Op een mooie zaterdagvoormiddag begin maart trek ik samen met fotograaf Willem Mevis met de auto naar het afgelegen Neerlinter, in de buurt van Tienen. Gelegen tussen de appelboomgaarden bevindt zich het ouderlijk huis van Niels Orens. Niels ontvangt ons op de zolder, waar zijn muziekstudio zich bevindt. Omringd door zijn mooie collectie van synths en akoestische instrumenten praten we over onderwerpen als de samenwerkingen met zijn idolen, zijn ambities en de zoektocht naar zijn eigen geluid.
Wanneer en hoe is jouw interesse in muziek gestart?

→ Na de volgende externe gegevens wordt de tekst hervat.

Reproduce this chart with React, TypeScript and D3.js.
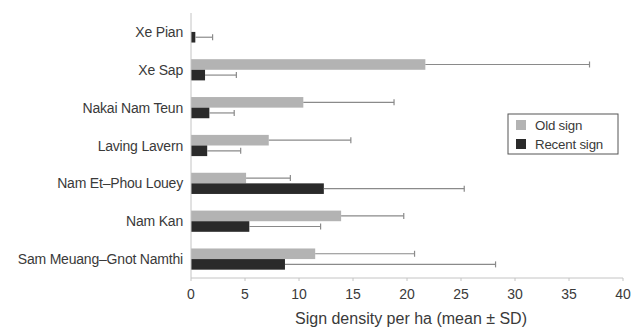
import React from 'react';
import * as d3 from 'd3';

const sites = [
  'Xe Pian',
  'Xe Sap',
  'Nakai Nam Teun',
  'Laving Lavern',
  'Nam Et\u2013Phou Louey',
  'Nam Kan',
  'Sam Meuang\u2013Gnot Namthi',
];
const oldMean = [0, 21.7, 10.4, 7.2, 5.1, 13.9, 11.5];
const oldSD = [0, 15.2, 8.4, 7.6, 4.1, 5.8, 9.2];
const recentMean = [0.4, 1.3, 1.7, 1.5, 12.3, 5.4, 8.7];
const recentSD = [1.6, 2.9, 2.3, 3.1, 13.0, 6.6, 19.5];
const seriesNames = ['Old sign', 'Recent sign'];
const xTicks = [0, 5, 10, 15, 20, 25, 30, 35, 40];

const colors = ['#b3b3b3', '#2a2a2a'];
const font = '"Liberation Sans", Arial, sans-serif';

export default function App() {
  const W = 633;
  const H = 329;
  const margin = { top: 13, right: 10, bottom: 51, left: 191 };

  const x = d3.scaleLinear().domain([0, 40]).range([margin.left, 623]);
  const y = d3
    .scaleBand()
    .domain(sites)
    .range([margin.top, H - margin.bottom])
    .paddingInner(0.44)
    .paddingOuter(0.22);
  const sub = d3.scaleBand().domain(seriesNames).range([0, y.bandwidth()]);

  const series = [
    { name: seriesNames[0], mean: oldMean, sd: oldSD },
    { name: seriesNames[1], mean: recentMean, sd: recentSD },
  ];

  const axisY = H - margin.bottom;

  return (
    <svg
      width={W}
      height={H}
      style={{ position: 'absolute', left: 0, top: 0, background: '#fff' }}
      fontFamily={font}
    >
      {series.map((s, si) =>
        sites.map((site, i) => {
          const y0 = (y(site) as number) + (sub(s.name) as number);
          const h = sub.bandwidth();
          const cy = y0 + h / 2;
          const xEnd = x(s.mean[i] + s.sd[i]);
          return (
            <g key={s.name + site}>
              {s.mean[i] > 0 && (
                <rect
                  x={x(0)}
                  y={y0}
                  width={x(s.mean[i]) - x(0)}
                  height={h}
                  fill={colors[si]}
                />
              )}
              {s.sd[i] > 0 && (
                <g stroke="#8a8a8a" strokeWidth={1.2}>
                  <line x1={x(s.mean[i])} x2={xEnd} y1={cy} y2={cy} />
                  <line x1={xEnd} x2={xEnd} y1={cy - 3} y2={cy + 3} />
                </g>
              )}
            </g>
          );
        })
      )}

      {/* axes */}
      <line x1={x(0)} x2={x(0)} y1={margin.top} y2={axisY} stroke="#c4c4c4" />
      <line x1={x(0)} x2={x(40)} y1={axisY} y2={axisY} stroke="#c4c4c4" />
      {xTicks.map((t) => (
        <g key={t}>
          <line x1={x(t)} x2={x(t)} y1={axisY} y2={axisY + 3} stroke="#c4c4c4" />
          <text
            x={x(t)}
            y={axisY + 21}
            textAnchor="middle"
            fontSize={14}
            fill="#3a3a3a"
          >
            {t}
          </text>
        </g>
      ))}
      {sites.map((site) => (
        <text
          key={site}
          x={183}
          y={(y(site) as number) + y.bandwidth() / 2 + 5}
          textAnchor="end"
          fontSize={14}
          letterSpacing={-0.2}
          fill="#3a3a3a"
        >
          {site}
        </text>
      ))}
      <text
        x={411}
        y={324}
        textAnchor="middle"
        fontSize={16}
        fill="#3a3a3a"
      >
        Sign density per ha (mean ± SD)
      </text>

      {/* legend */}
      <g transform="translate(508,114)">
        <rect x={0} y={0} width={110} height={40} fill="#fff" stroke="#555" strokeWidth={1} />
        {seriesNames.map((n, i) => (
          <g key={n} transform={`translate(8,${6 + i * 19})`}>
            <rect width={10} height={10} fill={colors[i]} />
            <text x={19} y={10} fontSize={13.3} letterSpacing={-0.2} fill="#3a3a3a">
              {n}
            </text>
          </g>
        ))}
      </g>
    </svg>
  );
}
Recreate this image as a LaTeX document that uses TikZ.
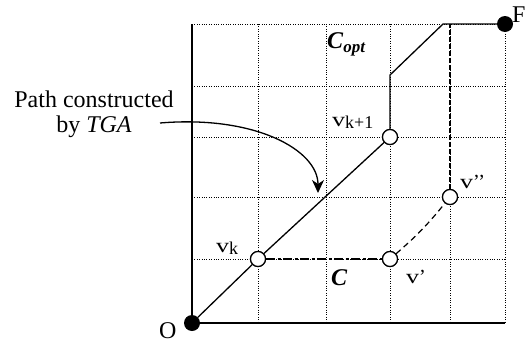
\documentclass[tikz,border=0pt]{standalone}
\usepackage{fontspec}
\setmainfont{Liberation Serif}
\usetikzlibrary{arrows.meta}
\begin{document}
\begin{tikzpicture}[x=1pt,y=-1pt,
  gridline/.style={line width=0.8pt,dash pattern=on 1pt off 1.4pt},
  axisline/.style={line width=1.8pt},
  pathline/.style={line width=1.3pt},
  openv/.style={circle,draw,line width=1.2pt,fill=white,minimum size=15pt,inner sep=0pt},
  fullv/.style={circle,fill=black,minimum size=16pt,inner sep=0pt},
  vlab/.style={inner sep=0pt,anchor=base west,font=\fontsize{20}{22}\selectfont},
  biglab/.style={inner sep=0pt,anchor=base west,font=\fontsize{24}{26}\selectfont},
  ]
\useasboundingbox (0,0) rectangle (525,343);
% grid
\foreach \x in {258,326,390,450,505} \draw[gridline] (\x,24) -- (\x,323);
\foreach \y in {24,86,137,197,259} \draw[gridline] (192,\y) -- (505,\y);
% axes
\draw[axisline] (192,24) -- (192,323) -- (505,323);
% vertices
\node[fullv] (O) at (192,323) {};
\node[fullv] (F) at (505,24) {};
\node[openv] (vk) at (258,259) {};
\node[openv] (vk1) at (390,137) {};
\node[openv] (vp) at (390,259) {};
\node[openv] (vpp) at (450,197) {};
\coordinate (c1) at (390,75);
\coordinate (c2) at (443,24);
\coordinate (t450) at (450,24);
% paths
\draw[pathline] (O) -- (vk) -- (vk1) -- (c1) -- (c2) -- (F);
\draw[line width=1.3pt,dash pattern=on 9pt off 2.5pt on 3pt off 2.5pt] (vk) -- (vp);
\draw[line width=1.2pt,dash pattern=on 6pt off 4pt] (vp) to[bend right=5] (vpp);
\draw[line width=1.2pt,dash pattern=on 5pt off 2pt] (vpp) -- (t450);
% redraw circles on top
\node[openv] at (vk) {};
\node[openv] at (vk1) {};
\node[openv] at (vp) {};
\node[openv] at (vpp) {};
% labels
\node[vlab] (lvk) at (216,252) {\scalebox{1.3}[1]{v}\raisebox{-2pt}{\fontsize{18}{18}\selectfont k}};
\node[vlab] (lvk1) at (332,126) {\scalebox{1.3}[1]{v}\raisebox{-2pt}{\fontsize{18}{18}\selectfont k+1}};
\node[vlab] (lvpp) at (460,188) {\scalebox{1.3}[1]{v}’’};
\node[vlab] (lvp) at (406,283) {\scalebox{1.3}[1]{v}’};
\node[biglab] (lcopt) at (327,48) {\textbf{\textit{C}}\raisebox{-4pt}{\fontsize{17}{17}\selectfont\textbf{\textit{opt}}}};
\node[biglab] (lc) at (331,285) {\textbf{\textit{C}}};
\node[biglab] (lO) at (159,338) {O};
\node[biglab] (lF) at (512,22) {F};
\node[align=center,inner sep=0pt,font=\fontsize{24}{25}\selectfont] (txt) at (94,114) {Path constructed\\by \textit{TGA}};
\coordinate (astart) at (160,123);
\coordinate (aend) at (318,193);
\draw[line width=1.3pt,-{Stealth[length=13pt,width=12pt,inset=4pt]}] (astart) .. controls (255,115) and (318,150) .. (aend);
\end{tikzpicture}
\end{document}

Echt als heel jong manneke. Mijn overbuur was een drummer, Jan Haspeslagh. Op mijn vijf jaar ongeveer ben ik daar begonnen met drummen, dan ging ik altijd bij hem les volgen. Dat heb ik een hele tijd gedaan en dan is het hele muziekgegeven rond het eerste, tweede middelbaar even terug wat gaan liggen. Rond mijn 15/16 jaar heb ik dat terug opgepikt, maar dan in de vorm van elektronische muziek, voornamelijk techno in het begin. Ik ging veel op stap en begon met dj'en, om vrij snel te beseffen dat dat niet helemaal mijn ding was, dat ik echt gewoon zelf muziek wou maken in plaats van muziek van andere mensen te spelen. Zo is dat begonnen, met een midi keyboard en Logic te kopen en volledig zelf wat dingen te proberen.
Dat vond ik mega nice, dus ik ben dan verder gaan studeren aan het RITCS. Daar heb ik sounddesign gestudeerd, wat zo'n beetje de safe choice was. Ik was achttien jaar, ik wou iets met muziek doen, maar ik durfde niet echt naar een conservatorium te gaan of muziekproductie te gaan studeren. Dus dacht ik, oké, sounddesign binnen film, audio en techniek klinkt iets safer - om daar dan af te studeren en uiteindelijk toch door te gaan naar Utrecht en toch echt muziek te gaan studeren. Eigenlijk ben ik dus al wel zowat heel m'n leven bezig met muziek, maar de laatste jaren gewoon veel intenser.